CBDT Relaxes TDS/TCS Provisions in Case of Death Before PAN-Aadhaar Linkage
In a move aimed at providing relief to taxpayers, the Central Board of Direct Taxes (CBDT) has issued Circular No. 8 of 2024 on 5th August 2024, announcing a significant relaxation of TDS (Tax Deducted at Source) and TCS (Tax Collected at Source) provisions under the Income-tax Act, 1961. This relaxation specifically addresses situations where a deduct or collect has passed away before the PAN-Aadhaar linkage could be completed, easing the burden on the surviving family members and those involved in financial transactions with the deceased.
Background: PAN-Aadhaar Linkage and Its Importance
The Indian government has mandated the linking of PAN (Permanent Account Number) and Aadhaar to streamline tax compliance and reduce tax evasion. The linkage ensures that the correct identity of individuals is maintained across financial systems and aids in preventing fraudulent practices. To this end, the CBDT had issued Circular No. 6 of 2024 on 23rd April 2024, extending the deadline for PAN-Aadhaar linkage to 31st May 2024. The intention behind this extension was to give taxpayers ample time to complete the linkage and avoid higher TDS/TCS rates applicable under Sections 206AA and 206CC of the Income-tax Act, 1961, for non-compliance.
Addressing Taxpayer Grievances: The Need for Relaxation
Despite these efforts, numerous instances arose where taxpayers faced difficulties due to the untimely demise of the deductee or collect before they could exercise the option to link their PAN with Aadhaar. This created an additional burden on the surviving family members and financial institutions, who were left with the challenge of complying with the higher TDS/TCS rates applicable due to the absence of the PAN-Aadhaar linkage.

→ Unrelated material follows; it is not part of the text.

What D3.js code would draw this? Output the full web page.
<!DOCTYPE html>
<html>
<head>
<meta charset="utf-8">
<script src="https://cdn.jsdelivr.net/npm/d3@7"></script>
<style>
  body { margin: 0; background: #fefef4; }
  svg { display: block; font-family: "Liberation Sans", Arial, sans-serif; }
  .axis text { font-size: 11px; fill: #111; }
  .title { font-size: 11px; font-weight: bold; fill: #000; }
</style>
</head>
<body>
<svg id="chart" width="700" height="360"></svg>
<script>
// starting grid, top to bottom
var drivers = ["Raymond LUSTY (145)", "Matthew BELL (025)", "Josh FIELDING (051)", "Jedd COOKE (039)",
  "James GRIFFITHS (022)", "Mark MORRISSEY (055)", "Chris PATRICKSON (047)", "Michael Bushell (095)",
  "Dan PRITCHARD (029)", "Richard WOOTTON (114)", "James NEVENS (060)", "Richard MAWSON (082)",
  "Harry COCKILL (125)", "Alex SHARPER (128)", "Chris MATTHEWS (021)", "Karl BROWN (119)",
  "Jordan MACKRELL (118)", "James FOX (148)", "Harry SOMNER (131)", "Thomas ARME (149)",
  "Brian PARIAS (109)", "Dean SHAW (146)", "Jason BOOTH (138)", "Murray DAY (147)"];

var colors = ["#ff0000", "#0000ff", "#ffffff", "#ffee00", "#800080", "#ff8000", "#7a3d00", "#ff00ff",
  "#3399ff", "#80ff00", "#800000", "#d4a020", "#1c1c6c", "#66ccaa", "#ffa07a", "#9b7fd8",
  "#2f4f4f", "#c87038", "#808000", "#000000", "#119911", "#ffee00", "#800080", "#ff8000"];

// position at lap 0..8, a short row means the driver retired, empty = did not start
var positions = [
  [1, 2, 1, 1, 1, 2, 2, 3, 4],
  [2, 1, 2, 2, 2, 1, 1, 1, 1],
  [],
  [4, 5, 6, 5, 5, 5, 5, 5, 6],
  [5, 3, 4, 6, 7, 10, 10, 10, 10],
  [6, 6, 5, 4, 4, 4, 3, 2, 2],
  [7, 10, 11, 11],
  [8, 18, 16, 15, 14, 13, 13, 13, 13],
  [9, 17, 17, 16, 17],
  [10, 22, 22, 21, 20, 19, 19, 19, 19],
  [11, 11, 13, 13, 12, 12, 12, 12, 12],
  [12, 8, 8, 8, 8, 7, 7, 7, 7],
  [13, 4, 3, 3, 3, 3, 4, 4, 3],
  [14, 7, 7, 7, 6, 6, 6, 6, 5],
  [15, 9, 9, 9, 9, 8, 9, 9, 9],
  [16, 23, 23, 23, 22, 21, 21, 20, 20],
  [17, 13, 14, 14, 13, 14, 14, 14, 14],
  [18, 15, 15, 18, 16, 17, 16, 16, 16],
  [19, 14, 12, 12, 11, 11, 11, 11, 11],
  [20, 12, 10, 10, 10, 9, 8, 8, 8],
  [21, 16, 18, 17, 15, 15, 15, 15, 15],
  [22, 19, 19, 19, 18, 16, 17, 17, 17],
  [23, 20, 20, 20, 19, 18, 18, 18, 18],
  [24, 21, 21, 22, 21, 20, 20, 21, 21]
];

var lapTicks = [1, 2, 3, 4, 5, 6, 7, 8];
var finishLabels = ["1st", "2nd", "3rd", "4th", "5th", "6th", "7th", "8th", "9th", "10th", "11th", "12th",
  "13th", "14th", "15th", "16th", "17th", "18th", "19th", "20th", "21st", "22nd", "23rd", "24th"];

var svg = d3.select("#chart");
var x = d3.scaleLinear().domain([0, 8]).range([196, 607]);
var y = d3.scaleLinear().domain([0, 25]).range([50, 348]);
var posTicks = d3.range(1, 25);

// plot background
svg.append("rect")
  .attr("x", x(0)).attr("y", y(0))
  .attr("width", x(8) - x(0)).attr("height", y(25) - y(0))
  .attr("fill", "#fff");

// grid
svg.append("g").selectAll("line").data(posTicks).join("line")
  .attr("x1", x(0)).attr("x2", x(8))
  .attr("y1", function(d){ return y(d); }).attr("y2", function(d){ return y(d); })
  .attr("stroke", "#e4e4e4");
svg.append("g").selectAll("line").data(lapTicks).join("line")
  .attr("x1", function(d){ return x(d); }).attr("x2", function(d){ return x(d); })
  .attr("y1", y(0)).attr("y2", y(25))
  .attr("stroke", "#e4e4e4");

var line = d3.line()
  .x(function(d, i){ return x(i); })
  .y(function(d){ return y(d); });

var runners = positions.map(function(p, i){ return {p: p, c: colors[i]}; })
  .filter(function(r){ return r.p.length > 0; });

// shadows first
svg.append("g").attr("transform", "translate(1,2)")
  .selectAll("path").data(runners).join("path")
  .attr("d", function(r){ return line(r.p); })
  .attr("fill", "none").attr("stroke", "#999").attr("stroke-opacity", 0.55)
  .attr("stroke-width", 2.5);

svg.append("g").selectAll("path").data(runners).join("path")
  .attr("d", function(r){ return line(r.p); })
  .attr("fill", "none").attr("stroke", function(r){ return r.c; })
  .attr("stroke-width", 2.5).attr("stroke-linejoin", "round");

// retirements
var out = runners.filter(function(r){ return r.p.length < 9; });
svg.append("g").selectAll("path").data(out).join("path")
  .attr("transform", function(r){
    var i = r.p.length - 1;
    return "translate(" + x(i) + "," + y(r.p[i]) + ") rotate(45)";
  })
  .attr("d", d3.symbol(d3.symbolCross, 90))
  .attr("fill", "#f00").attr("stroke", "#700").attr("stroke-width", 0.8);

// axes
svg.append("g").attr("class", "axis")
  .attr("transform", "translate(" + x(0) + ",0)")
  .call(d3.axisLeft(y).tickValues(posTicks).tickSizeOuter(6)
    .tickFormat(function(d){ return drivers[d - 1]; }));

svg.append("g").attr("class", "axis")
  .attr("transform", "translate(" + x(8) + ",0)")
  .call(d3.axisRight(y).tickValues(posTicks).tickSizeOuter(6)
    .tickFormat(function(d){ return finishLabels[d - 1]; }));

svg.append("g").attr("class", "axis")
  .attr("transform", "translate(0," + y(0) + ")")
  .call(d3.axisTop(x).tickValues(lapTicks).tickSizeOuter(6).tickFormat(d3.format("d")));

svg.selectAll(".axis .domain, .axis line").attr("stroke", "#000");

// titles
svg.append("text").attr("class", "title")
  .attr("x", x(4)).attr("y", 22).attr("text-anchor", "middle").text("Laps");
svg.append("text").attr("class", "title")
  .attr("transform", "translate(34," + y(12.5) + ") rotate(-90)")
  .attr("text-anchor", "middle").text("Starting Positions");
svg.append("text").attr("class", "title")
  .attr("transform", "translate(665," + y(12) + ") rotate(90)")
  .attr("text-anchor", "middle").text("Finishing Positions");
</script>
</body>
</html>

Recognizing these genuine hardships, the CBDT decided to provide much-needed relief through its latest circular.
Key Provisions of Circular No. 8 of 2024
The new circular offers clarity and relief in the following areas:
- Exemption from Higher TDS/TCS Rates: The Circular explicitly states that there will be no liability on the deductor or collector to deduct or collect tax under Sections 206AA and 206CC of the Income-tax Act, 1961, for transactions entered into up to 31st March 2024. This applies specifically in cases where the deductee or collect passed away on or before 31st May 2024, before they could complete the PAN-Aadhaar linkage.
- Applicability: This relaxation is applicable to transactions that occurred up to 31st March 2024. It ensures that financial institutions and others involved in these transactions are not held accountable for the higher TDS/TCS rates that would have otherwise applied due to the lack of PAN-Aadhaar linkage.
- Impact on Compliance: By issuing this circular, the CBDT aims to simplify the compliance requirements for those affected by the death of the deductee or collectee. It alleviates the financial stress and administrative burden on the surviving family members and the deductors/collectors by exempting them from additional tax liabilities.
Continued Efforts by CBDT to Simplify Tax Compliance
The issuance of Circular No. 8 of 2024 reflects the government’s commitment to addressing the concerns of taxpayers and providing solutions that balance regulatory compliance with empathy for unforeseen circumstances. It follows the earlier Circular No. 6 of 2024, which extended the PAN-Aadhaar linkage deadline, and demonstrates the CBDT’s responsiveness to the difficulties faced by taxpayers.
The relaxed provisions underscore the government’s sensitivity to genuine taxpayer grievances and its willingness to adapt regulatory measures to mitigate the impact of unforeseen events. This move is expected to provide significant relief to those who would have otherwise faced additional tax liabilities due to circumstances beyond their control.
In Conclusion, The CBDT’s decision to relax TDS/TCS provisions in the event of the death of a deductee or collect before the PAN-Aadhaar linkage is a welcome step. It not only addresses the immediate concerns of affected taxpayers but also reflects a balanced approach to tax compliance—one that takes into account the practical challenges faced by individuals and their families.
Taxpayers and financial institutions are encouraged to review the details of Circular No. 8 of 2024 to understand how these provisions may apply to specific cases. The full text of the circulars can be accessed on the Income Tax Department’s official website at Income Tax India. As the government continues to refine its tax policies, such initiatives highlight the importance of empathetic governance in maintaining a fair and efficient tax system.